Hicks oversees campus as Berryville's resource officer

Tuesday, February 25, 2014
Berryville Police Officer Craig Hicks is an ever-present figure at Berryville sporting events and in and around the school campus. (Chan Davis / Carroll County News)

BERRYVILLE -- Craig Hicks has been walking the halls at Berryville for most of his life. And if he has his way, his time on campus won't end soon.

Hicks is the resource officer for the Berryville School District, a job he applied for and received in 2005 after former resource officer David Clark retired. Other officers on the force declined to put in for the position, leaving the job wide open for Hicks, who relishes in his responsibilities to the school, students, administrators and parents.

"I just kind of slid into it," Hicks said during a recent interview at Bobcat Arena. "The guy that had this before me, David Clark, retired. The guys that were on really didn't want it. So this was the position I applied for. Now, there are at least two that would like to have it."

Hicks spends the school year on campus, an ever-present figure walking the halls, communicating with teachers and students, and offering a genuine concern for all involved. In the summer, Hicks hits the streets on patrol and attends seminars to become better equipped to handle day-to-day operations at the school. In today's society, with school shootings erupting like Mt. Vesuvius across the nation, Hicks is the first line of defense against potential threats to Berryville's students and administration.

And while Hicks has never been faced with gunfire on campus, there have been times he's had to respond to uprisings.
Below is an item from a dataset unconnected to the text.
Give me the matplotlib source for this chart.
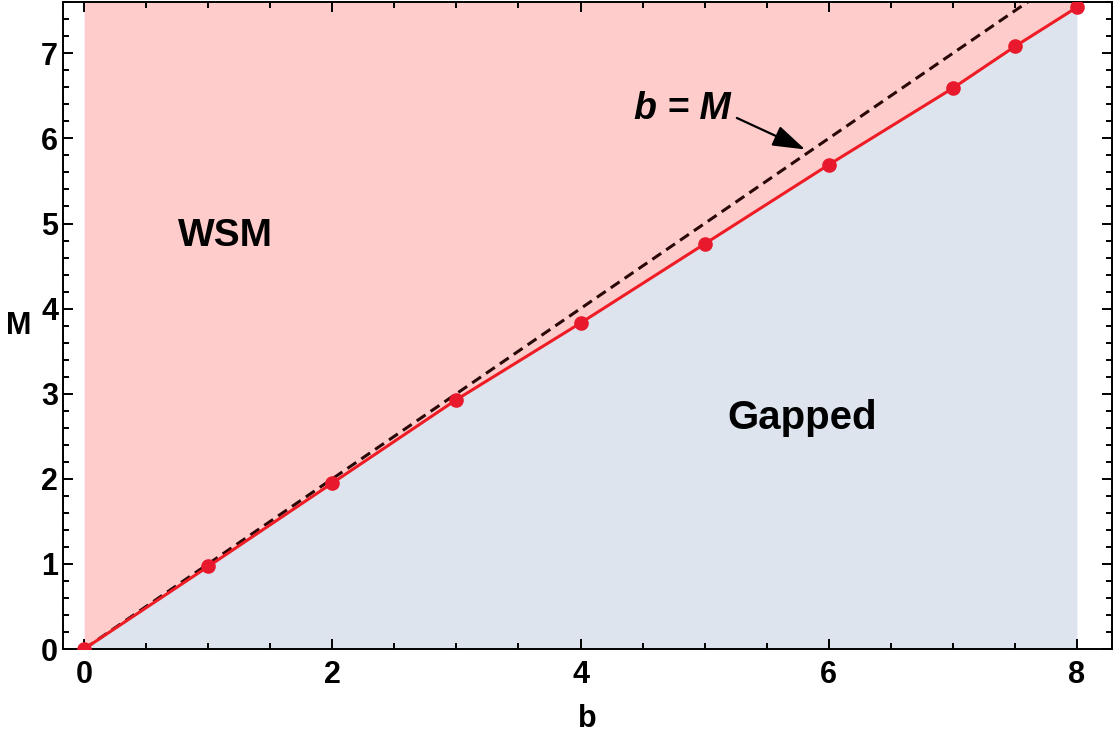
import numpy as np
import matplotlib
matplotlib.use("Agg")
import matplotlib.pyplot as plt
from matplotlib.ticker import MultipleLocator

plt.rcParams['font.family'] = ['Liberation Sans', 'DejaVu Sans']
plt.rcParams['font.weight'] = 'bold'

# boundary points
b_vals = [0, 1, 2, 3, 4, 5, 6, 7, 7.5, 8]
M_vals = [0, 0.97, 1.95, 2.93, 3.83, 4.76, 5.69, 6.59, 7.08, 7.54]
line_b = [0, 8.3]

pink = '#FFCCCC'
blue = '#DEE4EE'
red = '#EE1C25'

fig = plt.figure(figsize=(11.15, 7.42), dpi=100)
ax = fig.add_axes([0.0565, 0.1253, 0.9405, 0.8717])

ymax = 7.6
ax.fill_between(b_vals, M_vals, ymax, color=pink, lw=0, zorder=0)
ax.fill_between(b_vals, 0, M_vals, color=blue, lw=0, zorder=0)

ax.plot(line_b, line_b, ls=(0, (3.5, 2.0)), color='#2a0808', lw=2.2, zorder=2)
ax.plot(b_vals, M_vals, '-', color=red, lw=2.2, zorder=3)
ax.plot(b_vals, M_vals, 'o', color='#E8192C', ms=9.5, zorder=4)

ax.text(1.14, 4.85, 'WSM', fontsize=28, fontweight='bold', ha='center', va='center')
ax.text(5.79, 2.72, 'Gapped', fontsize=29, fontweight='bold', ha='center', va='center')
ax.text(4.82, 6.34, 'b = M', fontsize=27, fontweight='bold', fontstyle='italic',
        ha='center', va='center')
ax.annotate('', xy=(5.81, 5.87), xytext=(5.26, 6.24),
            arrowprops=dict(arrowstyle='-|>,head_length=2.0,head_width=0.65', color='black', lw=1.6,
                            shrinkA=0, shrinkB=0))

ax.set_xlim(-0.17, 8.28)
ax.set_ylim(0, ymax)
ax.xaxis.set_major_locator(MultipleLocator(2))
ax.xaxis.set_minor_locator(MultipleLocator(0.5))
ax.yaxis.set_major_locator(MultipleLocator(1))
ax.yaxis.set_minor_locator(MultipleLocator(0.2))
ax.tick_params(which='both', direction='in', top=True, right=True, width=1.4, labelsize=22)
ax.tick_params(which='major', length=7)
ax.tick_params(which='minor', length=4)
ax.tick_params(axis='x', pad=8)
for lab in ax.get_xticklabels() + ax.get_yticklabels():
    lab.set_fontweight('bold')
for s in ax.spines.values():
    s.set_linewidth(1.4)

ax.set_xlabel('b', fontsize=22, fontweight='bold', labelpad=10)
ax.set_ylabel('M', fontsize=22, fontweight='bold', rotation=0, labelpad=16, va='center')

fig.savefig('out.png', dpi=100)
"There have been a few times that I have had to diffuse a situation," Hicks said. "Experience helps with that. You have to know how to talk to people. You have to treat people with respect."

He's even been threatened with bodily injury.

"I had an eighth grade girl take a swing at me once," he laughed. "That was kind of crazy. It was a good-sized eighth grade girl, too."

Attending a game at the arena or Bobcat Stadium, fans have visual evidence Hicks is on duty as his patrol car is generally parked in plain sight.

"Everyone that walks in this building knows there's a cop in here," he said. "I always park my car right out front. When you get here it's in your mind that there is a police officer here. You never know what you deter by having somebody here. You just hope the tax dollars are spent well."

The Berryville Police Department paid for the first two years of Hicks' tenure at the school. After that, the city picked up the cost. Hicks feels like he works for two bosses.

"The hardest part of my job is keeping everybody happy," he said. "Basically, I work for two administrations. If (Berryville Superintendent) Dr. (Randy) Byrd asks me to do something I am going to do it. The city is willing to give me time to be here at the games. And I make it a point to be here."

But Hicks is not just there at the games. He talks to people as he walks around the venue, listening to stories from the city's elders and offering a smile to the younger generation. Everyone can relate to him. On many occasions, Hicks can be seen holding one of his own children (he has three) and spending time with his wife, who attends games just to be with her husband.

"People forget he's a man, a parent and a husband," Berryville Police Chief Dave Muniz said. "And he seems to do all of them well. He has a level of compassion for our fellow man that comes easy for him. He relates well with the students and staff and has a healthy relationship with the school district. And he has a real knack for it without calling attention to himself."

And Hicks is not just there as a deterrent. He keeps up with the games, knows the student-athletes by name, and can talk sports with the best of them. He played basketball at Berryville for Green Forest Superintendent Dr. Matt Summers before graduating in 1999 and has stayed close to the action since that time, building relationships one student at a time.

"You build relationships with kids," Hicks said. "I have seen relationships continue even when these kids become adults. They treat you differently then because they know you. Some of the good kids I will never know. I know the troubled ones. It's an interesting position. There are certain things I can and can't do. You have to know those things."

And Hicks seems to know his boundaries.

"He has to be confidential in information he receives," Muniz said. "He keeps things really close to the vest and has great human relation skills. That's what we want. We want the public to know we are there for good and bad and that we are going to take care of business if something comes up."